Baudoinia is harmless, to humans and other animals as well as to crops and other plant life. It is most noticeable on the trunks of trees and walls of buildings. People who work at distilleries or live nearby have been exposed to it for generations and no ill-effects have been reported. Trees and other plants on which it grows don’t seem to mind. They grow normally.

Many producers of aged spirits simply paint their buildings dark colors, making the ‘soot’ less noticeable. Dark-colored warehouses also have hotter interiors on sunny days, which is good for the whiskey. Some clean Baudoinia from affected buildings, but most don’t bother. 

Although Baudoinia can be removed from most surfaces with soap and water, it usually comes back. Common antifungal remedies like copper and zinc salts deter it in the short-term. Since Baudoinia is spread by air movement, it is theorized that planting trees and other plants around warehouses will reduce its spread. Since it seems to thrive even in areas where the amount of ethanol in the air is low, more research needs to be done to determine ethanol’s exact role in the plant’s life cycle. 

No one appears to be actively researching Baudoinia today. University mycologists visit distilleries to experience it firsthand, as a group from Ohio State did at Buffalo Trace in 2016, but no major new research is underway. Neither the Distilled Spirits Council nor the Kentucky Distillers Association has an official position on Baudoinia, let alone a research program. Consensus in the industry, if people will talk about it at all, is that Baudoinia is a natural and harmless plant, and not a problem. 

They would rather not discuss the negative PR.

In Kentucky and Tennessee, as whiskey sales have increased over the last two decades, more and more whiskey maturation warehouses have been built and existing sites that were unused or under-used during bourbon’s down years are once again full. More whiskey in more warehouses has led to more Baudoinia, in neighborhoods where it never was, or hasn't been for 30 or 40 years, which is effectively the same thing. 

The repeal of Prohibition in 1933 set off a distillery building boom much like the one going on now. In Louisville, most of the new distilleries were built south of downtown in the then-tiny suburb of Shively. They located there because land was cheap, taxes were low, water was clean, and municipal authorities were more malleable there than in much larger Louisville. 

Shively was mostly farmland in 1933, but after WWII, housing began to fill in the areas that weren’t already occupied by distilleries and other industrial facilities.

Stitzel-Weller, the distillery built by Pappy Van Winkle at the corner of Ralph Avenue and Fitzgerald Road in 1934, was one of the finest. As became the norm after Prohibition, everything was there in one location: distillery, offices, bottling, distribution, and maturation. 

Distilling stopped at Stitzel-Weller in 1992 when the rebuilt Bernheim Distillery opened. Bottling left too, sent to Diageo facilities in Illinois and elsewhere. But unlike most Shively distilleries, Stitzel-Weller was never shuttered and is largely intact.  

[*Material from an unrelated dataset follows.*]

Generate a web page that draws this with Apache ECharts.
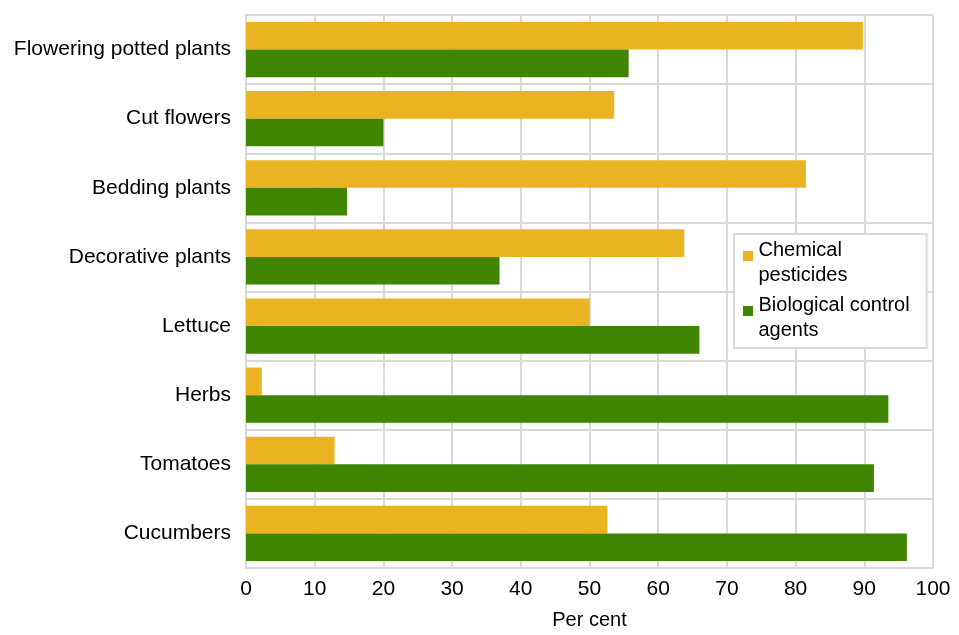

As the whiskey stored there aged out, it wasn’t replaced. Bernheim had its own maturation warehouses. By the late 1990s, the Stitzel-Weller warehouses were nearly empty, and little was going on. Because so few people worked there, there wasn’t much security, and a tacky chain link fence was erected. The place looked, and was, virtually abandoned. An eventual shutdown and sale seemed likely.